- **Required task**:
Scan the listing below. Report each line that includes "with".

+ + +

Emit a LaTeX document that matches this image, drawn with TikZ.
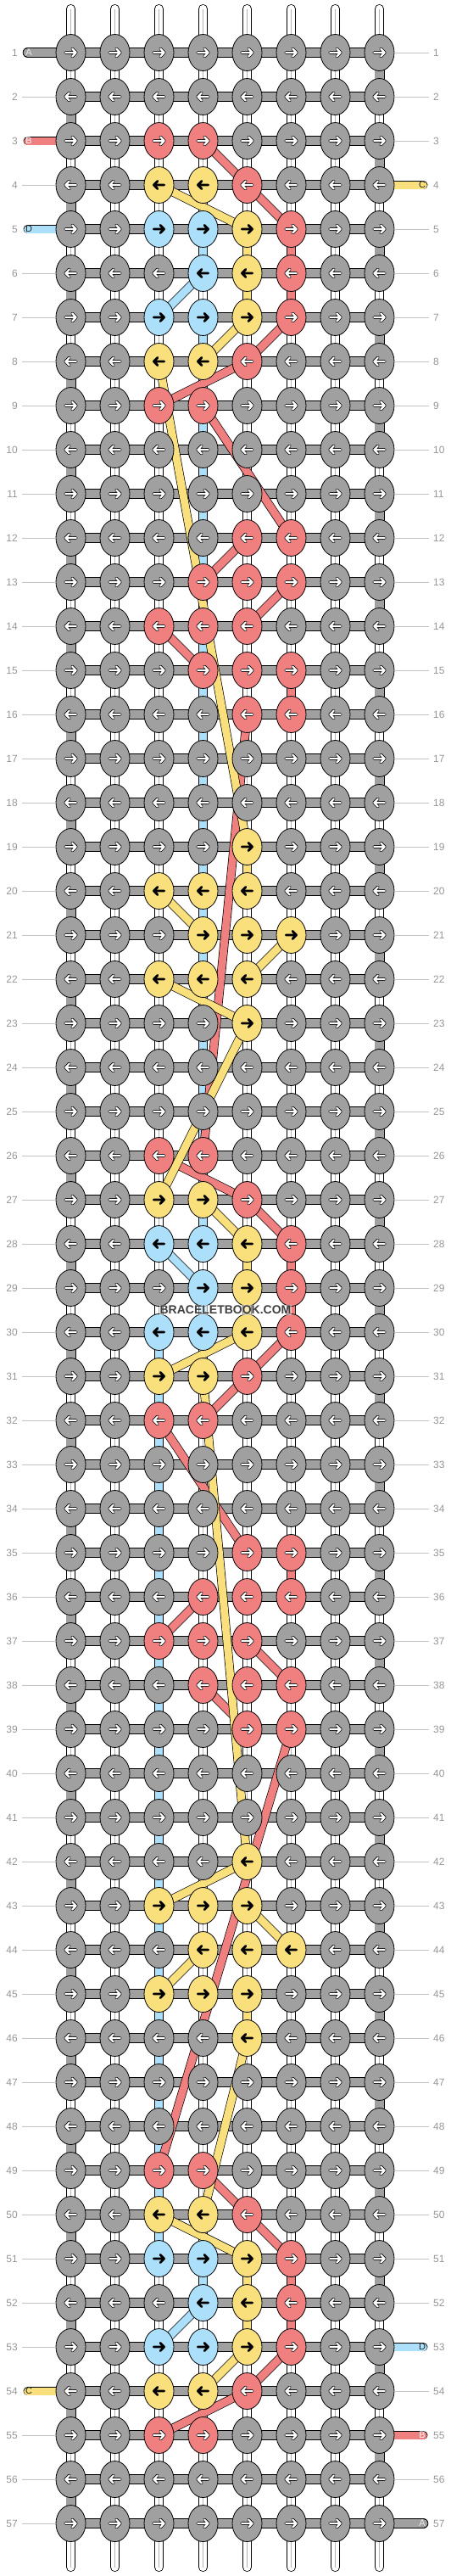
\documentclass[tikz,border=0pt]{standalone}
\usepackage{fontspec}
\newfontfamily\lblfont{Liberation Sans}
\usetikzlibrary{shapes.geometric}

\definecolor{kgray}{RGB}{160,160,160}
\definecolor{kred}{RGB}{240,128,128}
\definecolor{kyel}{RGB}{250,224,124}
\definecolor{kblue}{RGB}{172,224,250}
\definecolor{lblgray}{RGB}{150,150,150}
\definecolor{linegray}{RGB}{195,195,195}

\pgfdeclarelayer{warps}
\pgfdeclarelayer{wefts}
\pgfdeclarelayer{threads}
\pgfsetlayers{warps,wefts,threads,main}

\tikzset{
 knot/.style={ellipse, draw=black, line width=0.8pt, minimum width=35pt, minimum height=43pt, inner sep=0pt},
 knotG/.style={knot, fill=kgray},
 knotR/.style={knot, fill=kred},
 knotY/.style={knot, fill=kyel},
 knotB/.style={knot, fill=kblue},
 arrG/.style={draw=black, double=white, line width=0.75pt, double distance=2.2pt, line cap=round, line join=round},
 arrR/.style={arrG},
 arrY/.style={draw=black, line width=2.8pt, line cap=round, line join=round},
 arrB/.style={arrY},
 warp/.style={draw=black, double=white, line width=0.8pt, double distance=9.4pt, line cap=round},
 warpmid/.style={draw=black!30, line width=0.6pt},
 weft/.style={draw=black, double=kgray, line width=0.8pt, double distance=10.4pt},
 redthread/.style={draw=black, double=kred, line width=0.7pt, double distance=9pt, line join=round},
 yelthread/.style={draw=black, double=kyel, line width=0.7pt, double distance=9pt, line join=round},
 bluthread/.style={draw=black, double=kblue, line width=0.7pt, double distance=9pt, line join=round},
 rowlbl/.style={font=\lblfont\fontsize{12}{14}\selectfont, text=lblgray, inner sep=0pt},
 rowline/.style={draw=linegray, line width=0.8pt},
 endlbl/.style={font=\lblfont\fontsize{11}{13}\selectfont, inner sep=0pt},
 wmark/.style={font=\lblfont\bfseries\fontsize{14}{16}\selectfont, text=black!75, fill=white, fill opacity=0.5, text opacity=1, inner sep=1pt}
}

\begin{document}
\begin{tikzpicture}[x=1pt, y=-1pt]
\useasboundingbox (0,0) rectangle (532,3036);

% colour of the knots: heart motif, red and yellow diamonds
\foreach \b in {3,26,49}{
  \foreach \d/\c/\k in {0/3/R,0/4/R,1/3/Y,1/4/Y,1/5/R,2/3/B,2/4/B,2/5/Y,2/6/R,3/4/B,3/5/Y,3/6/R,4/3/B,4/4/B,4/5/Y,4/6/R,5/3/Y,5/4/Y,5/5/R,6/3/R,6/4/R}{
    \pgfmathtruncatemacro{\rr}{\b+\d}
    \expandafter\xdef\csname kc-\rr-\c\endcsname{\k}
  }
}
\foreach \b in {12,35}{
  \foreach \d/\c in {0/5,0/6,1/4,1/5,1/6,2/3,2/4,2/5,3/4,3/5,3/6,4/5,4/6}{
    \pgfmathtruncatemacro{\rr}{\b+\d}
    \expandafter\xdef\csname kc-\rr-\c\endcsname{R}
  }
}
\foreach \b in {19,42}{
  \foreach \d/\c in {0/5,1/3,1/4,1/5,2/4,2/5,2/6,3/3,3/4,3/5,4/5}{
    \pgfmathtruncatemacro{\rr}{\b+\d}
    \expandafter\xdef\csname kc-\rr-\c\endcsname{Y}
  }
}

% knots with their arrows
\foreach \r in {1,...,57}{
  \foreach \c in {1,...,8}{
    \ifcsname kc-\r-\c\endcsname \edef\kk{\csname kc-\r-\c\endcsname}\else \def\kk{G}\fi
    \ifodd\r\relax \def\dr{1}\else \def\dr{-1}\fi
    \pgfmathsetmacro{\px}{83.5+52*(\c-1)}
    \pgfmathsetmacro{\py}{62+52*(\r-1)}
    \edef\knotcmd{\noexpand\node[knot\kk] (k\r-\c) at (\px,\py) {};
      \noexpand\draw[arr\kk] (k\r-\c.center) ++({-6.3*(\dr)},0) -- ++({12.5*(\dr)},0)
        ++({-4.6*(\dr)},-4.6) -- ++({4.6*(\dr)},4.6) -- ++({-4.6*(\dr)},4.6);}
    \knotcmd
  }
}

% row numbers
\foreach \r in {1,...,57}{
  \node[rowlbl, anchor=east] (ll\r) at (21,{62+52*(\r-1)}) {\r};
  \node[rowlbl, anchor=west] (lr\r) at (511,{62+52*(\r-1)}) {\r};
}
\foreach \r in {2,4,6,7,...,53,55,56,57}
  \draw[rowline] ([xshift=5pt]ll\r.east) -- (k\r-1.west);
\foreach \r in {1,2,3,5,6,...,52,54,56}
  \draw[rowline] (k\r-8.east) -- ([xshift=-5pt]lr\r.west);

% loose ends
\coordinate (endA1) at (32.7,62);
\coordinate (endA57) at (499.3,2974);
\coordinate (endB3) at (32.7,166);
\coordinate (endB55) at (499.3,2870);
\coordinate (endC4) at (499.3,218);
\coordinate (endC54) at (32.7,2818);
\coordinate (endD5) at (32.7,270);
\coordinate (endD53) at (499.3,2766);

\node[endlbl, text=black!8] (lA1) at (34,62) {A};
\node[endlbl, text=white] (lB3) at (34,166) {B};
\node[endlbl, text=black!85] (lD5) at (34,270) {D};
\node[endlbl, text=black!85] (lC54) at (34,2818) {C};
\node[endlbl, text=black!85] (lC4) at (498,218) {C};
\node[endlbl, text=black!85] (lD53) at (498,2766) {D};
\node[endlbl, text=white] (lB55) at (498,2870) {B};
\node[endlbl, text=black!8] (lA57) at (498,2974) {A};

% white strands
\begin{pgfonlayer}{warps}
\foreach \c in {1,...,8}{
  \coordinate (wt\c) at ({83.5+52*(\c-1)},10.5);
  \coordinate (wb\c) at ({83.5+52*(\c-1)},3025.5);
  \draw[warp] (wt\c) -- (wb\c);
  \draw[warpmid] (wt\c) -- (wb\c);
}
\end{pgfonlayer}

% strand A
\begin{pgfonlayer}{wefts}
\foreach \r in {1,...,57}
  \draw[weft] (k\r-1.center) -- (k\r-8.center);
\foreach \r [evaluate=\r as \s using int(\r+1)] in {1,3,...,55}
  \draw[weft] (k\r-8.center) -- (k\s-8.center);
\foreach \r [evaluate=\r as \s using int(\r+1)] in {2,4,...,56}
  \draw[weft] (k\r-1.center) -- (k\s-1.center);
\draw[weft, line cap=round] (endA1) -- (k1-1.center);
\draw[weft, line cap=round] (k57-8.center) -- (endA57);
\end{pgfonlayer}

\begin{pgfonlayer}{threads}
% strand D
\draw[bluthread, line cap=round] (endD5) -- (k5-1.center);
\draw[bluthread] (k5-4.center) -- (k6-4.center) -- (k7-3.center);
\draw[bluthread] (k7-4.center) -- (k28-4.center);
\draw[bluthread] (k28-3.center) -- (k29-4.center) -- (k30-4.center);
\draw[bluthread] (k30-3.center) -- (k51-3.center);
\draw[bluthread] (k51-4.center) -- (k52-4.center) -- (k53-3.center);
\draw[bluthread, line cap=round] (k53-8.center) -- (endD53);
% strand B
\draw[redthread, line cap=round] (endB3) -- (k3-1.center);
\draw[redthread] (k3-4.center) -- (k4-5.center) -- (k5-6.center) -- (k6-6.center) -- (k7-6.center) -- (k8-5.center) -- (k9-3.center);
\draw[redthread] (k9-4.center) -- (k12-6.center);
\draw[redthread] (k12-5.center) -- (k13-4.center);
\draw[redthread] (k13-6.center) -- (k14-5.center);
\draw[redthread] (k14-3.center) -- (k15-4.center);
\draw[redthread] (k15-6.center) -- (k16-6.center);
\draw[redthread] (k16-5.center) -- (k26-4.center);
\draw[redthread] (k26-3.center) -- (k27-5.center) -- (k28-6.center) -- (k29-6.center) -- (k30-6.center) -- (k31-5.center) -- (k32-4.center);
\draw[redthread] (k32-3.center) -- (k35-5.center);
\draw[redthread] (k35-6.center) -- (k36-6.center);
\draw[redthread] (k36-4.center) -- (k37-3.center);
\draw[redthread] (k37-5.center) -- (k38-6.center);
\draw[redthread] (k38-4.center) -- (k39-5.center);
\draw[redthread] (k39-6.center) -- (k49-3.center);
\draw[redthread] (k49-4.center) -- (k50-5.center) -- (k51-6.center) -- (k52-6.center) -- (k53-6.center) -- (k54-5.center) -- (k55-3.center);
\draw[redthread, line cap=round] (k55-8.center) -- (endB55);
% strand C
\draw[yelthread, line cap=round] (k4-8.center) -- (endC4);
\draw[yelthread] (k4-3.center) -- (k5-5.center) -- (k6-5.center) -- (k7-5.center) -- (k8-4.center);
\draw[yelthread] (k8-3.center) -- (k19-5.center) -- (k20-5.center);
\draw[yelthread] (k20-3.center) -- (k21-4.center);
\draw[yelthread] (k21-6.center) -- (k22-5.center);
\draw[yelthread] (k22-3.center) -- (k23-5.center) -- (k27-3.center);
\draw[yelthread] (k27-4.center) -- (k28-5.center) -- (k29-5.center) -- (k30-5.center) -- (k31-3.center);
\draw[yelthread] (k31-4.center) -- (k42-5.center) -- (k43-3.center);
\draw[yelthread] (k43-5.center) -- (k44-6.center);
\draw[yelthread] (k44-4.center) -- (k45-3.center);
\draw[yelthread] (k45-5.center) -- (k46-5.center) -- (k50-4.center);
\draw[yelthread] (k50-3.center) -- (k51-5.center) -- (k52-5.center) -- (k53-5.center) -- (k54-4.center);
\draw[yelthread, line cap=round] (endC54) -- (k54-1.center);
\end{pgfonlayer}

\node[wmark] (mark) at (266,1544) {BRACELETBOOK.COM};

\end{tikzpicture}
\end{document}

+ + +

- **Completed task**:
Emit a LaTeX document that matches this image, drawn with TikZ.
% knots with their arrows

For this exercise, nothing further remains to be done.